The Kodansha KLC kanji novella : "Love Letter"


The Kodansha KLC kanji are 2300 Japanese characters found in Andrew Scott Conning's excellent book "The Kodansha Kanji Learner's Course" which can usefully be paired with the new 2nd edition of the Kodansha Kanji Learner's Dictionary by Jack Halpern.

The Conning book is very well conceived as a kanji program ( although I disagree with his view on the phonetic side of learning ) and each entry is tied to an entry in the Halpern book.

Each Halpern entry has the Unicode value (essential for the internet) and other links in addition to the stroke code as well as explicit ON-yomi and kun-yomi compound kanji words or jukugo.

I still like to use these two books with the Kodansha Essential Kanji and with Henshall Remembering the Kanji for etymologies. None of these is an alternative to a good course in Japanese such as Minna No Nihongo or the Genki books or Japanese for Busy People (kana editions.)

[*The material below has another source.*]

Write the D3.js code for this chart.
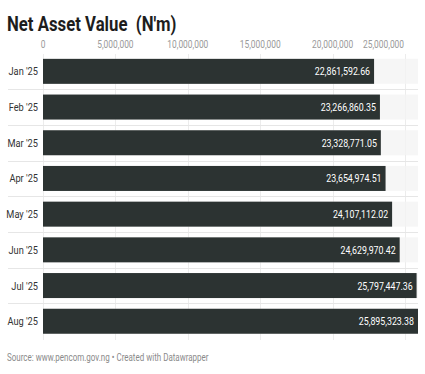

This blog is a sequence of POSTs which will form the textual basis of an e-book graphical novel in the MIT Curl web programming language from www.curl.com ( now Tokyo's CSK Curl at www.curlap.com )

The graphical novel will use my phonetic innovations and will come in both a beginner's intro version and an intermediate version.

The writing is limited by the need to map to the KLC kanji in the order in which the Conning book presents them. The material is intended for young adults.  It you are naturally a bit prudish or find the material prurient, I do have another literary approach using the haiku of Bashō, Buson, Issa and Shiki with additional tanka to cover roughly the same basic kanji with mnemonics.

The point of the fictional story-line is to have a clear feeling of WHERE in the KLC book you worked on a kanji and what was the context. At the moment I am releasing the POSTs for the first 100 KLC kanji with 101 as the kanji which starts the Love Letter novella.

The text is intended for English speakers who have already mastered hiragana script as a first step to learning the kanji required to read in Japanese.  If you have made yourself write out the hiragana script once or twice a day for about a week AFTER you were first able to do so without errors, then you should have mastered the script.

There is no getting away from or around the hard work of learning to read and write Japanese, but there can be fun and or enrichment. Whether you use adult amusement or playful and serious kanji or both, I hope you most often enjoy the work and delight in the results.